Prompt: Give every line of the data again, unchanged, but with no pictures.

Given data:

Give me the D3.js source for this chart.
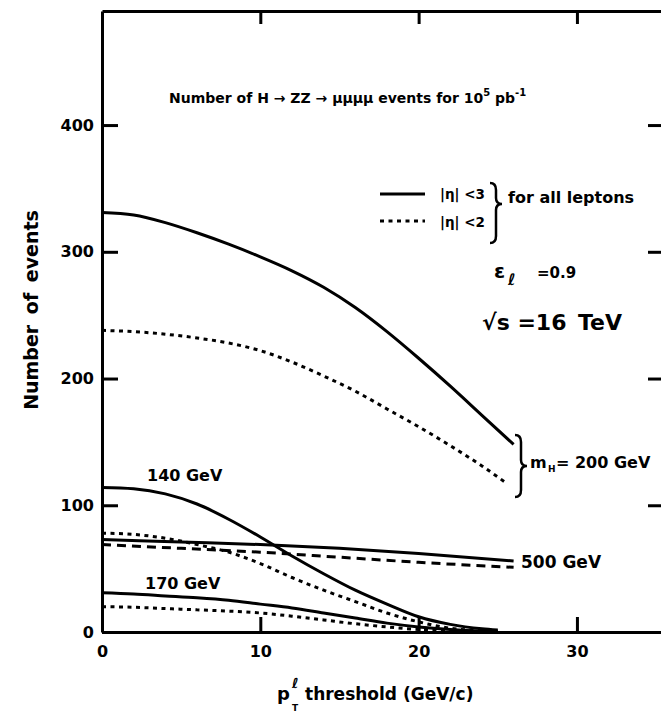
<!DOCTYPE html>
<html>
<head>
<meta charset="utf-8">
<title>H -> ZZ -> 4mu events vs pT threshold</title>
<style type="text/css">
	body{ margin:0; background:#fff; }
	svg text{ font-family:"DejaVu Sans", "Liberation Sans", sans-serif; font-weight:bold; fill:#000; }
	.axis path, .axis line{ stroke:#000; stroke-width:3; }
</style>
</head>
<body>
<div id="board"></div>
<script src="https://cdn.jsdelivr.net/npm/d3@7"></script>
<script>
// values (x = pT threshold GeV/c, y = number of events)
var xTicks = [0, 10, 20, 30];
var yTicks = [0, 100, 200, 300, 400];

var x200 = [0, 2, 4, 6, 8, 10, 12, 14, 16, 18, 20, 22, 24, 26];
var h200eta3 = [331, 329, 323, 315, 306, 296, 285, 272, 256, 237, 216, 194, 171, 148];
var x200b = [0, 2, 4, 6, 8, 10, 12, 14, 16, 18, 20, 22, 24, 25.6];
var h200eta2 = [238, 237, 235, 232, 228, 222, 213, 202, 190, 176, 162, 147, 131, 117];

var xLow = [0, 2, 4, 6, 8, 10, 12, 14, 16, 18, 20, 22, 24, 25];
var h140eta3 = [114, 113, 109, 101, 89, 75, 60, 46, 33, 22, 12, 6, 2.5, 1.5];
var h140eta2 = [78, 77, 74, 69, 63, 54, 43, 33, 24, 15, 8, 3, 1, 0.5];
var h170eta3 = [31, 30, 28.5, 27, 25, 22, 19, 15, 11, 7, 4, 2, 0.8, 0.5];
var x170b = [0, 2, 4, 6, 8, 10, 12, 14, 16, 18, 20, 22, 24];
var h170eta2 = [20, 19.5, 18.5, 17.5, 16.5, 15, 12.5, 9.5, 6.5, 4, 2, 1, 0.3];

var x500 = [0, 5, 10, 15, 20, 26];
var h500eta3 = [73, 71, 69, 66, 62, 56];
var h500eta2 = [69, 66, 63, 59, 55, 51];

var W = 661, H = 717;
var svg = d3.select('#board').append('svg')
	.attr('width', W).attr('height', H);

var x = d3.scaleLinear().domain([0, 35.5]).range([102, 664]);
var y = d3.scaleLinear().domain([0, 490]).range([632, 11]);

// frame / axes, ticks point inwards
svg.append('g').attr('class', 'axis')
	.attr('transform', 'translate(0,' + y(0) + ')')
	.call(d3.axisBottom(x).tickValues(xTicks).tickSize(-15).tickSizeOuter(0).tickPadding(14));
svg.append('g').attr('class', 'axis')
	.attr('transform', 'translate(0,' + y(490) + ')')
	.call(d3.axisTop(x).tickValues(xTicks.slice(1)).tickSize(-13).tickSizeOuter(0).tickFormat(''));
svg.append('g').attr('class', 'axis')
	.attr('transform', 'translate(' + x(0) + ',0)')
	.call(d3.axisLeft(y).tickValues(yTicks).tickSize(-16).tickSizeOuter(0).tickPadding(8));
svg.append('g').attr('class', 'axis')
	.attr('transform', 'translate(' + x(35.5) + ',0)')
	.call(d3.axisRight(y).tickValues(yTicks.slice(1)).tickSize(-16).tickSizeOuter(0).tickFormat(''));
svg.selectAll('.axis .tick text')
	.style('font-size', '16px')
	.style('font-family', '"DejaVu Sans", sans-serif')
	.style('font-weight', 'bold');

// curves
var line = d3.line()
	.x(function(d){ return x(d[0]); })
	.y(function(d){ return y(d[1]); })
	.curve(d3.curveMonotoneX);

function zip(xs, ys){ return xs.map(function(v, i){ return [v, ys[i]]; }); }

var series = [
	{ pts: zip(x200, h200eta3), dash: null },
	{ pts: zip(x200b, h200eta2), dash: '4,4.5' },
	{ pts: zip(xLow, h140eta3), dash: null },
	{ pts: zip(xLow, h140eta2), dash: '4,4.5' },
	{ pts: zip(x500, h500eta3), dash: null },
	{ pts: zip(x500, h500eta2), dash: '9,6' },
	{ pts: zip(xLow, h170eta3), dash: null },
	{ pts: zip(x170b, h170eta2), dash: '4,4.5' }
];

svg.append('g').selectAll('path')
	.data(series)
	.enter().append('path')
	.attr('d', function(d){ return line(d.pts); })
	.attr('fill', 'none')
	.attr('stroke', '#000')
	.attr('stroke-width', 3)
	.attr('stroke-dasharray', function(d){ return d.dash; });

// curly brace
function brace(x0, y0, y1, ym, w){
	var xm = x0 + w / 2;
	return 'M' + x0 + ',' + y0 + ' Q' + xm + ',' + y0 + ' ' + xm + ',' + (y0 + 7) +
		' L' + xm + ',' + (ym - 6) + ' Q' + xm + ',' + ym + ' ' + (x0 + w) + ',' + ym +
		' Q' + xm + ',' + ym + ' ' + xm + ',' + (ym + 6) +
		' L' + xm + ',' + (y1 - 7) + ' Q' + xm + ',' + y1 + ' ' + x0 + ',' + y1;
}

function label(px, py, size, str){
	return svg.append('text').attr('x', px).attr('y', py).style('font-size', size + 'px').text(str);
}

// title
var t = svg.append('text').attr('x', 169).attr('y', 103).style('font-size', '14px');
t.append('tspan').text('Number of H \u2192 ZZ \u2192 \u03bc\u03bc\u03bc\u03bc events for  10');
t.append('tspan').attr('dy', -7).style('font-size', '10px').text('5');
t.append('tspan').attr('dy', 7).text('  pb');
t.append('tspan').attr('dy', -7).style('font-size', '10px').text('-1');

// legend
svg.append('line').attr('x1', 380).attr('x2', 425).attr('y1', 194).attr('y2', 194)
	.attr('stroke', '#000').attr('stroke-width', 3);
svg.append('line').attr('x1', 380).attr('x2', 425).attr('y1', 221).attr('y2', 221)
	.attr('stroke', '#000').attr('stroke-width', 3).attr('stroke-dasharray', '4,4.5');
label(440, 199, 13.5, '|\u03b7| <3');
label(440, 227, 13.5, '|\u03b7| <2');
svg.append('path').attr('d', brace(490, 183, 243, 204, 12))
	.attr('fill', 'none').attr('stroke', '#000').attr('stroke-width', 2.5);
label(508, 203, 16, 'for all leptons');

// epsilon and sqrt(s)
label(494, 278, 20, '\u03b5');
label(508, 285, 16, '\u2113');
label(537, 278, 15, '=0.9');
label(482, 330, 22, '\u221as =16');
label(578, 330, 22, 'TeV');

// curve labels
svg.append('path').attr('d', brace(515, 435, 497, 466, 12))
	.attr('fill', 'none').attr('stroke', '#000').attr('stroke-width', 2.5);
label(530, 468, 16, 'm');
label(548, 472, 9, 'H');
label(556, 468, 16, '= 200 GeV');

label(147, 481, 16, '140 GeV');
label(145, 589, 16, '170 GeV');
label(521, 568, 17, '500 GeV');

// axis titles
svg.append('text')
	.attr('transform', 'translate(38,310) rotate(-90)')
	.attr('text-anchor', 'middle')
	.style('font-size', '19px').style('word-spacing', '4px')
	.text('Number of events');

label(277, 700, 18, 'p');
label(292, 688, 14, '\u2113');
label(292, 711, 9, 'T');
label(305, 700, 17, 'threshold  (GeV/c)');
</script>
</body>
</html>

Completed exercise:
Give me the D3.js source for this chart.
<!DOCTYPE html>
<html>
<head>
<meta charset="utf-8">
<title>H -> ZZ -> 4mu events vs pT threshold</title>
<style type="text/css">
	body{ margin:0; background:#fff; }
	svg text{ font-family:"DejaVu Sans", "Liberation Sans", sans-serif; font-weight:bold; fill:#000; }
	.axis path, .axis line{ stroke:#000; stroke-width:3; }
</style>
</head>
<body>
<div id="board"></div>
<script src="https://cdn.jsdelivr.net/npm/d3@7"></script>
<script>
// values (x = pT threshold GeV/c, y = number of events)
var xTicks = [0, 10, 20, 30];
var yTicks = [0, 100, 200, 300, 400];

var x200 = [0, 2, 4, 6, 8, 10, 12, 14, 16, 18, 20, 22, 24, 26];
var h200eta3 = [331, 329, 323, 315, 306, 296, 285, 272, 256, 237, 216, 194, 171, 148];
var x200b = [0, 2, 4, 6, 8, 10, 12, 14, 16, 18, 20, 22, 24, 25.6];
var h200eta2 = [238, 237, 235, 232, 228, 222, 213, 202, 190, 176, 162, 147, 131, 117];

var xLow = [0, 2, 4, 6, 8, 10, 12, 14, 16, 18, 20, 22, 24, 25];
var h140eta3 = [114, 113, 109, 101, 89, 75, 60, 46, 33, 22, 12, 6, 2.5, 1.5];
var h140eta2 = [78, 77, 74, 69, 63, 54, 43, 33, 24, 15, 8, 3, 1, 0.5];
var h170eta3 = [31, 30, 28.5, 27, 25, 22, 19, 15, 11, 7, 4, 2, 0.8, 0.5];
var x170b = [0, 2, 4, 6, 8, 10, 12, 14, 16, 18, 20, 22, 24];
var h170eta2 = [20, 19.5, 18.5, 17.5, 16.5, 15, 12.5, 9.5, 6.5, 4, 2, 1, 0.3];

var x500 = [0, 5, 10, 15, 20, 26];
var h500eta3 = [73, 71, 69, 66, 62, 56];
var h500eta2 = [69, 66, 63, 59, 55, 51];

var W = 661, H = 717;
var svg = d3.select('#board').append('svg')
	.attr('width', W).attr('height', H);

var x = d3.scaleLinear().domain([0, 35.5]).range([102, 664]);
var y = d3.scaleLinear().domain([0, 490]).range([632, 11]);

// frame / axes, ticks point inwards
svg.append('g').attr('class', 'axis')
	.attr('transform', 'translate(0,' + y(0) + ')')
	.call(d3.axisBottom(x).tickValues(xTicks).tickSize(-15).tickSizeOuter(0).tickPadding(14));
svg.append('g').attr('class', 'axis')
	.attr('transform', 'translate(0,' + y(490) + ')')
	.call(d3.axisTop(x).tickValues(xTicks.slice(1)).tickSize(-13).tickSizeOuter(0).tickFormat(''));
svg.append('g').attr('class', 'axis')
	.attr('transform', 'translate(' + x(0) + ',0)')
	.call(d3.axisLeft(y).tickValues(yTicks).tickSize(-16).tickSizeOuter(0).tickPadding(8));
svg.append('g').attr('class', 'axis')
	.attr('transform', 'translate(' + x(35.5) + ',0)')
	.call(d3.axisRight(y).tickValues(yTicks.slice(1)).tickSize(-16).tickSizeOuter(0).tickFormat(''));
svg.selectAll('.axis .tick text')
	.style('font-size', '16px')
	.style('font-family', '"DejaVu Sans", sans-serif')
	.style('font-weight', 'bold');

// curves
var line = d3.line()
	.x(function(d){ return x(d[0]); })
	.y(function(d){ return y(d[1]); })
	.curve(d3.curveMonotoneX);

function zip(xs, ys){ return xs.map(function(v, i){ return [v, ys[i]]; }); }

var series = [
	{ pts: zip(x200, h200eta3), dash: null },
	{ pts: zip(x200b, h200eta2), dash: '4,4.5' },
	{ pts: zip(xLow, h140eta3), dash: null },
	{ pts: zip(xLow, h140eta2), dash: '4,4.5' },
	{ pts: zip(x500, h500eta3), dash: null },
	{ pts: zip(x500, h500eta2), dash: '9,6' },
	{ pts: zip(xLow, h170eta3), dash: null },
	{ pts: zip(x170b, h170eta2), dash: '4,4.5' }
];

svg.append('g').selectAll('path')
	.data(series)
	.enter().append('path')
	.attr('d', function(d){ return line(d.pts); })
	.attr('fill', 'none')
	.attr('stroke', '#000')
	.attr('stroke-width', 3)
	.attr('stroke-dasharray', function(d){ return d.dash; });

// curly brace
function brace(x0, y0, y1, ym, w){
	var xm = x0 + w / 2;
	return 'M' + x0 + ',' + y0 + ' Q' + xm + ',' + y0 + ' ' + xm + ',' + (y0 + 7) +
		' L' + xm + ',' + (ym - 6) + ' Q' + xm + ',' + ym + ' ' + (x0 + w) + ',' + ym +
		' Q' + xm + ',' + ym + ' ' + xm + ',' + (ym + 6) +
		' L' + xm + ',' + (y1 - 7) + ' Q' + xm + ',' + y1 + ' ' + x0 + ',' + y1;
}

function label(px, py, size, str){
	return svg.append('text').attr('x', px).attr('y', py).style('font-size', size + 'px').text(str);
}

// title
var t = svg.append('text').attr('x', 169).attr('y', 103).style('font-size', '14px');
t.append('tspan').text('Number of H \u2192 ZZ \u2192 \u03bc\u03bc\u03bc\u03bc events for  10');
t.append('tspan').attr('dy', -7).style('font-size', '10px').text('5');
t.append('tspan').attr('dy', 7).text('  pb');
t.append('tspan').attr('dy', -7).style('font-size', '10px').text('-1');

// legend
svg.append('line').attr('x1', 380).attr('x2', 425).attr('y1', 194).attr('y2', 194)
	.attr('stroke', '#000').attr('stroke-width', 3);
svg.append('line').attr('x1', 380).attr('x2', 425).attr('y1', 221).attr('y2', 221)
	.attr('stroke', '#000').attr('stroke-width', 3).attr('stroke-dasharray', '4,4.5');
label(440, 199, 13.5, '|\u03b7| <3');
label(440, 227, 13.5, '|\u03b7| <2');
svg.append('path').attr('d', brace(490, 183, 243, 204, 12))
	.attr('fill', 'none').attr('stroke', '#000').attr('stroke-width', 2.5);
label(508, 203, 16, 'for all leptons');

// epsilon and sqrt(s)
label(494, 278, 20, '\u03b5');
label(508, 285, 16, '\u2113');
label(537, 278, 15, '=0.9');
label(482, 330, 22, '\u221as =16');
label(578, 330, 22, 'TeV');

// curve labels
svg.append('path').attr('d', brace(515, 435, 497, 466, 12))
	.attr('fill', 'none').attr('stroke', '#000').attr('stroke-width', 2.5);
label(530, 468, 16, 'm');
label(548, 472, 9, 'H');
label(556, 468, 16, '= 200 GeV');

label(147, 481, 16, '140 GeV');
label(145, 589, 16, '170 GeV');
label(521, 568, 17, '500 GeV');

// axis titles
svg.append('text')
	.attr('transform', 'translate(38,310) rotate(-90)')
	.attr('text-anchor', 'middle')
	.style('font-size', '19px').style('word-spacing', '4px')
	.text('Number of events');

label(277, 700, 18, 'p');
label(292, 688, 14, '\u2113');
label(292, 711, 9, 'T');
label(305, 700, 17, 'threshold  (GeV/c)');
</script>
</body>
</html>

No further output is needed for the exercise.